Problem requirements. Begin with the first line below and retype each line exactly through the line containing "fig = plt.figure(figsize=(W". Any pictures are to be left out.

┄┄┄┄┄┄┄┄┄┄┄┄┄┄┄┄┄┄┄┄

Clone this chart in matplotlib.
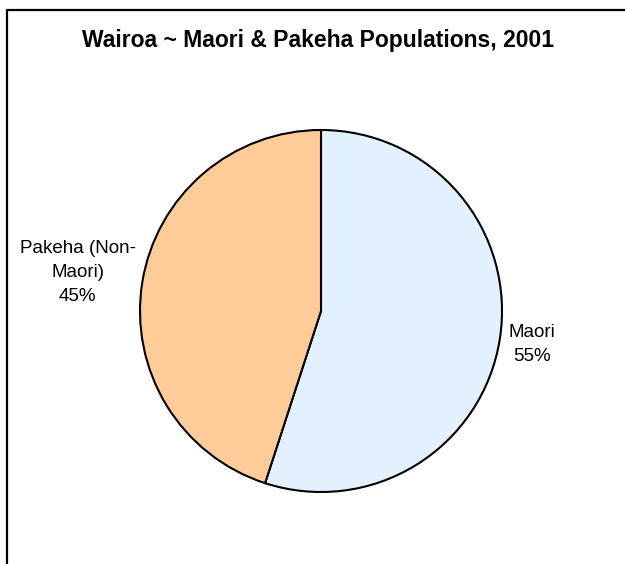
import numpy as np
import matplotlib
matplotlib.use("Agg")
import matplotlib.pyplot as plt
from matplotlib.patches import Rectangle

plt.rcParams["font.family"] = ["Liberation Sans", "DejaVu Sans"]

TITLE = "Wairoa ~ Maori & Pakeha Populations, 2001"
groups = ["Maori", "Pakeha (Non-\nMaori)"]
shares = [55, 45]
colors = ["#E3F1FF", "#FFCC99"]
label_dist = [1.18, 1.36]

W, H = 625, 564
fig = plt.figure(figsize=(W / 100, H / 100), dpi=100)

# outer frame, runs off the right and bottom edges
fig.patches.append(Rectangle((7 / W, -0.1), 1.1, 1 - 10 / H + 0.1,
                             transform=fig.transFigure, fill=False,
                             edgecolor="black", linewidth=1.6))

fig.text(318 / W, 1 - 41 / H, TITLE, ha="center", va="center",
         fontsize=16.5, fontweight="bold")

r = 181
cx, cy = 321, 311
ax = fig.add_axes([(cx - r) / W, (H - cy - r) / H, 2 * r / W, 2 * r / H])
wedges, _ = ax.pie(shares, colors=colors, startangle=90, counterclock=False,
                   wedgeprops=dict(edgecolor="black", linewidth=1.5))
ax.set_xlim(-1, 1)
ax.set_ylim(-1, 1)
ax.axis("off")

for w, name, pct, d in zip(wedges, groups, shares, label_dist):
    ang = np.deg2rad((w.theta1 + w.theta2) / 2)
    ax.text(d * np.cos(ang), d * np.sin(ang), f"{name}\n{pct}%",
            ha="center", va="center", multialignment="center",
            fontsize=13.5, linespacing=1.55)

fig.savefig("out.png", dpi=100)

┄┄┄┄┄┄┄┄┄┄┄┄┄┄┄┄┄┄┄┄

Output of the exercise.
Clone this chart in matplotlib.
import numpy as np
import matplotlib
matplotlib.use("Agg")
import matplotlib.pyplot as plt
from matplotlib.patches import Rectangle

plt.rcParams["font.family"] = ["Liberation Sans", "DejaVu Sans"]

TITLE = "Wairoa ~ Maori & Pakeha Populations, 2001"
groups = ["Maori", "Pakeha (Non-\nMaori)"]
shares = [55, 45]
colors = ["#E3F1FF", "#FFCC99"]
label_dist = [1.18, 1.36]

W, H = 625, 564
fig = plt.figure(figsize=(W / 100, H / 100), dpi=100)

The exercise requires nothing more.